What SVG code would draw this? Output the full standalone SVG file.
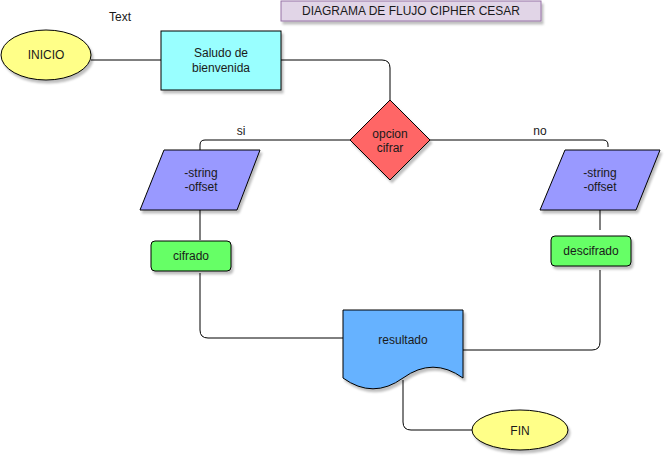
<svg xmlns="http://www.w3.org/2000/svg" width="672" height="462" viewBox="0 0 672 462">
<defs>
<filter id="sh" x="-20%" y="-20%" width="150%" height="150%">
<feDropShadow dx="2" dy="3" stdDeviation="1.2" flood-color="#000" flood-opacity="0.25"/>
</filter>
<style>
text{font-family:"Liberation Sans",Arial,Helvetica,sans-serif;font-size:12px;fill:#1a1a1a;text-anchor:middle;dominant-baseline:central}
.s{stroke:#000;stroke-width:1;filter:url(#sh)}
.c{fill:none;stroke:#000;stroke-width:1}
</style>
</defs>
<rect width="672" height="462" fill="#fff"/>
<g id="connectors">
<path class="c" d="M91,60 H161"/>
<path class="c" d="M281,60 H382 Q390,60 390,68 V100"/>
<path class="c" d="M350,140 H205 Q200,140 200,145 V150"/>
<path class="c" d="M430,140 H603 Q608,140 608,145 V147"/>
<path class="c" d="M200,210 V240"/>
<path class="c" d="M600,210 V230"/>
<path class="c" d="M200,273 V330 Q200,338 208,338 H346"/>
<path class="c" d="M600,270 V342 Q600,350 592,350 H460"/>
<path class="c" d="M403,380 V422 Q403,430 411,430 H472"/>
<text x="241" y="131">si</text>
<text x="540" y="131">no</text>
</g>
<g id="label-text"><text x="120" y="17">Text</text></g>
<g id="title">
<rect class="s" x="281" y="1" width="260" height="20" fill="#e1d5e7" stroke="#9673a6" style="stroke:#9673a6"/>
<text x="411" y="11">DIAGRAMA DE FLUJO CIPHER CESAR</text>
</g>
<g id="inicio">
<ellipse class="s" cx="46" cy="55" rx="45" ry="25" fill="#ffff88"/>
<text x="46" y="55">INICIO</text>
</g>
<g id="saludo">
<rect class="s" x="161" y="31" width="120" height="59" fill="#99ffff"/>
<text x="221" y="53">Saludo de</text>
<text x="221" y="68">bienvenida</text>
</g>
<g id="opcion">
<polygon class="s" points="390,100 430,140 390,180 350,140" fill="#ff6666"/>
<text x="390" y="134">opcion</text>
<text x="390" y="148">cifrar</text>
</g>
<g id="input-si">
<polygon class="s" points="164,150 260,150 237,210 140,210" fill="#9999ff"/>
<text x="201" y="173">-string</text>
<text x="201" y="187">-offset</text>
</g>
<g id="input-no">
<polygon class="s" points="565,150 660,150 636,210 540,210" fill="#9999ff"/>
<text x="600" y="173">-string</text>
<text x="600" y="187">-offset</text>
</g>
<g id="cifrado">
<rect class="s" x="151" y="241" width="80" height="30" rx="4" fill="#66ff66"/>
<text x="191" y="256">cifrado</text>
</g>
<g id="descifrado">
<rect class="s" x="551" y="236" width="80" height="30" rx="4" fill="#66ff66"/>
<text x="591" y="251">descifrado</text>
</g>
<g id="resultado">
<path class="s" d="M343,310 H463 V378 Q433,356.4 403,378 Q373,399.6 343,378 Z" fill="#66b2ff"/>
<text x="403" y="340">resultado</text>
</g>
<g id="fin">
<ellipse class="s" cx="520" cy="430" rx="48" ry="20" fill="#ffff88"/>
<text x="520" y="431">FIN</text>
</g>
</svg>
=======
**What to work on:**
Pictures are excluded; copy all other data exactly as shown.

**Full response:**
What SVG code would draw this? Output the full standalone SVG file.
<svg xmlns="http://www.w3.org/2000/svg" width="672" height="462" viewBox="0 0 672 462">
<defs>
<filter id="sh" x="-20%" y="-20%" width="150%" height="150%">
<feDropShadow dx="2" dy="3" stdDeviation="1.2" flood-color="#000" flood-opacity="0.25"/>
</filter>
<style>
text{font-family:"Liberation Sans",Arial,Helvetica,sans-serif;font-size:12px;fill:#1a1a1a;text-anchor:middle;dominant-baseline:central}
.s{stroke:#000;stroke-width:1;filter:url(#sh)}
.c{fill:none;stroke:#000;stroke-width:1}
</style>
</defs>
<rect width="672" height="462" fill="#fff"/>
<g id="connectors">
<path class="c" d="M91,60 H161"/>
<path class="c" d="M281,60 H382 Q390,60 390,68 V100"/>
<path class="c" d="M350,140 H205 Q200,140 200,145 V150"/>
<path class="c" d="M430,140 H603 Q608,140 608,145 V147"/>
<path class="c" d="M200,210 V240"/>
<path class="c" d="M600,210 V230"/>
<path class="c" d="M200,273 V330 Q200,338 208,338 H346"/>
<path class="c" d="M600,270 V342 Q600,350 592,350 H460"/>
<path class="c" d="M403,380 V422 Q403,430 411,430 H472"/>
<text x="241" y="131">si</text>
<text x="540" y="131">no</text>
</g>
<g id="label-text"><text x="120" y="17">Text</text></g>
<g id="title">
<rect class="s" x="281" y="1" width="260" height="20" fill="#e1d5e7" stroke="#9673a6" style="stroke:#9673a6"/>
<text x="411" y="11">DIAGRAMA DE FLUJO CIPHER CESAR</text>
</g>
<g id="inicio">
<ellipse class="s" cx="46" cy="55" rx="45" ry="25" fill="#ffff88"/>
<text x="46" y="55">INICIO</text>
</g>
<g id="saludo">
<rect class="s" x="161" y="31" width="120" height="59" fill="#99ffff"/>
<text x="221" y="53">Saludo de</text>
<text x="221" y="68">bienvenida</text>
</g>
<g id="opcion">
<polygon class="s" points="390,100 430,140 390,180 350,140" fill="#ff6666"/>
<text x="390" y="134">opcion</text>
<text x="390" y="148">cifrar</text>
</g>
<g id="input-si">
<polygon class="s" points="164,150 260,150 237,210 140,210" fill="#9999ff"/>
<text x="201" y="173">-string</text>
<text x="201" y="187">-offset</text>
</g>
<g id="input-no">
<polygon class="s" points="565,150 660,150 636,210 540,210" fill="#9999ff"/>
<text x="600" y="173">-string</text>
<text x="600" y="187">-offset</text>
</g>
<g id="cifrado">
<rect class="s" x="151" y="241" width="80" height="30" rx="4" fill="#66ff66"/>
<text x="191" y="256">cifrado</text>
</g>
<g id="descifrado">
<rect class="s" x="551" y="236" width="80" height="30" rx="4" fill="#66ff66"/>
<text x="591" y="251">descifrado</text>
</g>
<g id="resultado">
<path class="s" d="M343,310 H463 V378 Q433,356.4 403,378 Q373,399.6 343,378 Z" fill="#66b2ff"/>
<text x="403" y="340">resultado</text>
</g>
<g id="fin">
<ellipse class="s" cx="520" cy="430" rx="48" ry="20" fill="#ffff88"/>
<text x="520" y="431">FIN</text>
</g>
</svg>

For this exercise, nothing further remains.